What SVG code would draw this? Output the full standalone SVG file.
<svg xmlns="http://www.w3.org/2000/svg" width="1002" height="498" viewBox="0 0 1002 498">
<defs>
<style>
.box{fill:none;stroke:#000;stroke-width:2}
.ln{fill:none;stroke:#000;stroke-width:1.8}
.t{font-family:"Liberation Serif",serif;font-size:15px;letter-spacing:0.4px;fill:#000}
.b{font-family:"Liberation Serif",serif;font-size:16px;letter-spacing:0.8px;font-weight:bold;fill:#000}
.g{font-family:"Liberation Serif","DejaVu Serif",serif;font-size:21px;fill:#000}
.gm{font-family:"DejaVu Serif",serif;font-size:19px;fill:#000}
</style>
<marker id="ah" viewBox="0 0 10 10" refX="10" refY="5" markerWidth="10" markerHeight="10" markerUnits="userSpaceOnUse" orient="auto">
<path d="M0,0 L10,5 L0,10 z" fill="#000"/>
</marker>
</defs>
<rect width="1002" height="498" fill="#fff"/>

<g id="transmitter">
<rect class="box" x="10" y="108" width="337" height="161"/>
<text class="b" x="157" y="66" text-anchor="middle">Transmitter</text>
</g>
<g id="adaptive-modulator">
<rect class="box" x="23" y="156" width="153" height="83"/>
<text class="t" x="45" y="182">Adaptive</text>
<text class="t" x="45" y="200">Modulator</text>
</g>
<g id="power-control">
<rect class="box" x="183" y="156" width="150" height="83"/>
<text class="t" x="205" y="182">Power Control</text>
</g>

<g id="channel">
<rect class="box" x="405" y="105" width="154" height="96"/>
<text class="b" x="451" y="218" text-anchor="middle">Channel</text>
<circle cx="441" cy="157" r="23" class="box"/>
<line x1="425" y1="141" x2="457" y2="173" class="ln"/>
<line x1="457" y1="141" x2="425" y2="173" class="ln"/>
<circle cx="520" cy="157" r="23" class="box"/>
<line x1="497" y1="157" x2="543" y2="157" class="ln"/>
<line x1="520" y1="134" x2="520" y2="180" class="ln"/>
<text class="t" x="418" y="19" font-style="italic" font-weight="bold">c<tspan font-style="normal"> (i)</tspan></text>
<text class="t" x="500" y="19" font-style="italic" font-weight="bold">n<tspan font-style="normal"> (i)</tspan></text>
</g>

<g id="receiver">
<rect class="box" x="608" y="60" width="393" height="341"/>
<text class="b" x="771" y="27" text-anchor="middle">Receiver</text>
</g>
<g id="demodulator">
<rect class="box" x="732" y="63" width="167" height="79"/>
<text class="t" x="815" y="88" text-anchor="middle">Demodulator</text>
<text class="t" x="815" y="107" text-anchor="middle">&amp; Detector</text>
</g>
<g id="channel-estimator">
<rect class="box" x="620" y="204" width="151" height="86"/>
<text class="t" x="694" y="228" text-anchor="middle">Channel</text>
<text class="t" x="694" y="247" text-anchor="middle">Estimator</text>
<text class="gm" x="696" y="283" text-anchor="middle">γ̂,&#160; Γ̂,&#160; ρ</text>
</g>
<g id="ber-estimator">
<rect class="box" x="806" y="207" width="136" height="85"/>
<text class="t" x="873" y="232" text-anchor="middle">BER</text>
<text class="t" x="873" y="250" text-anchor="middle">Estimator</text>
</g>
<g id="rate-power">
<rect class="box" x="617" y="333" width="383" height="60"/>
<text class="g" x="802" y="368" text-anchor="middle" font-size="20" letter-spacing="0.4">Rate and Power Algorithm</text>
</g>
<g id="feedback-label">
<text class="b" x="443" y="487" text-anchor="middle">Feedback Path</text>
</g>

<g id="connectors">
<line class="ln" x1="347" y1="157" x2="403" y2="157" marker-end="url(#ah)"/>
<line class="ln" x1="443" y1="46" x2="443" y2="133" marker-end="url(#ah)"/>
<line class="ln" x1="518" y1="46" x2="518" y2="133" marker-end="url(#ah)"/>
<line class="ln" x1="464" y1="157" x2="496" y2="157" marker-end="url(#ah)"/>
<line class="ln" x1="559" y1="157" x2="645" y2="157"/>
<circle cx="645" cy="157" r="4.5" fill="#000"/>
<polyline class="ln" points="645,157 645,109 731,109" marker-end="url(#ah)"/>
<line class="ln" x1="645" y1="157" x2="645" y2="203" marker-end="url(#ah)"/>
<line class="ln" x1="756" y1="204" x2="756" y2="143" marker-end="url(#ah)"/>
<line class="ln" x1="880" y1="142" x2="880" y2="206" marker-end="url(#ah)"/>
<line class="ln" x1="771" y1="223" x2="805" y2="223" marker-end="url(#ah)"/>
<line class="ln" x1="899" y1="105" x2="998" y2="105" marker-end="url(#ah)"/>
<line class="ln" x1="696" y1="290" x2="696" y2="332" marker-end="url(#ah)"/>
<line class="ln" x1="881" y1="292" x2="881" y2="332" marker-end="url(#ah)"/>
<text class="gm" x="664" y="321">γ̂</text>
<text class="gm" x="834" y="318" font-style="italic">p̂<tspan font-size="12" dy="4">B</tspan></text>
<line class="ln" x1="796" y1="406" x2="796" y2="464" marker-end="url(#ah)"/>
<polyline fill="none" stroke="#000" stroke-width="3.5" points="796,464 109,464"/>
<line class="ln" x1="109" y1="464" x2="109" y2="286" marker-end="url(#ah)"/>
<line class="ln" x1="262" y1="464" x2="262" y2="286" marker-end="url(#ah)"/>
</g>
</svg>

....

Work to do ->
Return all the data above once more, precisely as given.

The response ->
What SVG code would draw this? Output the full standalone SVG file.
<svg xmlns="http://www.w3.org/2000/svg" width="1002" height="498" viewBox="0 0 1002 498">
<defs>
<style>
.box{fill:none;stroke:#000;stroke-width:2}
.ln{fill:none;stroke:#000;stroke-width:1.8}
.t{font-family:"Liberation Serif",serif;font-size:15px;letter-spacing:0.4px;fill:#000}
.b{font-family:"Liberation Serif",serif;font-size:16px;letter-spacing:0.8px;font-weight:bold;fill:#000}
.g{font-family:"Liberation Serif","DejaVu Serif",serif;font-size:21px;fill:#000}
.gm{font-family:"DejaVu Serif",serif;font-size:19px;fill:#000}
</style>
<marker id="ah" viewBox="0 0 10 10" refX="10" refY="5" markerWidth="10" markerHeight="10" markerUnits="userSpaceOnUse" orient="auto">
<path d="M0,0 L10,5 L0,10 z" fill="#000"/>
</marker>
</defs>
<rect width="1002" height="498" fill="#fff"/>

<g id="transmitter">
<rect class="box" x="10" y="108" width="337" height="161"/>
<text class="b" x="157" y="66" text-anchor="middle">Transmitter</text>
</g>
<g id="adaptive-modulator">
<rect class="box" x="23" y="156" width="153" height="83"/>
<text class="t" x="45" y="182">Adaptive</text>
<text class="t" x="45" y="200">Modulator</text>
</g>
<g id="power-control">
<rect class="box" x="183" y="156" width="150" height="83"/>
<text class="t" x="205" y="182">Power Control</text>
</g>

<g id="channel">
<rect class="box" x="405" y="105" width="154" height="96"/>
<text class="b" x="451" y="218" text-anchor="middle">Channel</text>
<circle cx="441" cy="157" r="23" class="box"/>
<line x1="425" y1="141" x2="457" y2="173" class="ln"/>
<line x1="457" y1="141" x2="425" y2="173" class="ln"/>
<circle cx="520" cy="157" r="23" class="box"/>
<line x1="497" y1="157" x2="543" y2="157" class="ln"/>
<line x1="520" y1="134" x2="520" y2="180" class="ln"/>
<text class="t" x="418" y="19" font-style="italic" font-weight="bold">c<tspan font-style="normal"> (i)</tspan></text>
<text class="t" x="500" y="19" font-style="italic" font-weight="bold">n<tspan font-style="normal"> (i)</tspan></text>
</g>

<g id="receiver">
<rect class="box" x="608" y="60" width="393" height="341"/>
<text class="b" x="771" y="27" text-anchor="middle">Receiver</text>
</g>
<g id="demodulator">
<rect class="box" x="732" y="63" width="167" height="79"/>
<text class="t" x="815" y="88" text-anchor="middle">Demodulator</text>
<text class="t" x="815" y="107" text-anchor="middle">&amp; Detector</text>
</g>
<g id="channel-estimator">
<rect class="box" x="620" y="204" width="151" height="86"/>
<text class="t" x="694" y="228" text-anchor="middle">Channel</text>
<text class="t" x="694" y="247" text-anchor="middle">Estimator</text>
<text class="gm" x="696" y="283" text-anchor="middle">γ̂,&#160; Γ̂,&#160; ρ</text>
</g>
<g id="ber-estimator">
<rect class="box" x="806" y="207" width="136" height="85"/>
<text class="t" x="873" y="232" text-anchor="middle">BER</text>
<text class="t" x="873" y="250" text-anchor="middle">Estimator</text>
</g>
<g id="rate-power">
<rect class="box" x="617" y="333" width="383" height="60"/>
<text class="g" x="802" y="368" text-anchor="middle" font-size="20" letter-spacing="0.4">Rate and Power Algorithm</text>
</g>
<g id="feedback-label">
<text class="b" x="443" y="487" text-anchor="middle">Feedback Path</text>
</g>

<g id="connectors">
<line class="ln" x1="347" y1="157" x2="403" y2="157" marker-end="url(#ah)"/>
<line class="ln" x1="443" y1="46" x2="443" y2="133" marker-end="url(#ah)"/>
<line class="ln" x1="518" y1="46" x2="518" y2="133" marker-end="url(#ah)"/>
<line class="ln" x1="464" y1="157" x2="496" y2="157" marker-end="url(#ah)"/>
<line class="ln" x1="559" y1="157" x2="645" y2="157"/>
<circle cx="645" cy="157" r="4.5" fill="#000"/>
<polyline class="ln" points="645,157 645,109 731,109" marker-end="url(#ah)"/>
<line class="ln" x1="645" y1="157" x2="645" y2="203" marker-end="url(#ah)"/>
<line class="ln" x1="756" y1="204" x2="756" y2="143" marker-end="url(#ah)"/>
<line class="ln" x1="880" y1="142" x2="880" y2="206" marker-end="url(#ah)"/>
<line class="ln" x1="771" y1="223" x2="805" y2="223" marker-end="url(#ah)"/>
<line class="ln" x1="899" y1="105" x2="998" y2="105" marker-end="url(#ah)"/>
<line class="ln" x1="696" y1="290" x2="696" y2="332" marker-end="url(#ah)"/>
<line class="ln" x1="881" y1="292" x2="881" y2="332" marker-end="url(#ah)"/>
<text class="gm" x="664" y="321">γ̂</text>
<text class="gm" x="834" y="318" font-style="italic">p̂<tspan font-size="12" dy="4">B</tspan></text>
<line class="ln" x1="796" y1="406" x2="796" y2="464" marker-end="url(#ah)"/>
<polyline fill="none" stroke="#000" stroke-width="3.5" points="796,464 109,464"/>
<line class="ln" x1="109" y1="464" x2="109" y2="286" marker-end="url(#ah)"/>
<line class="ln" x1="262" y1="464" x2="262" y2="286" marker-end="url(#ah)"/>
</g>
</svg>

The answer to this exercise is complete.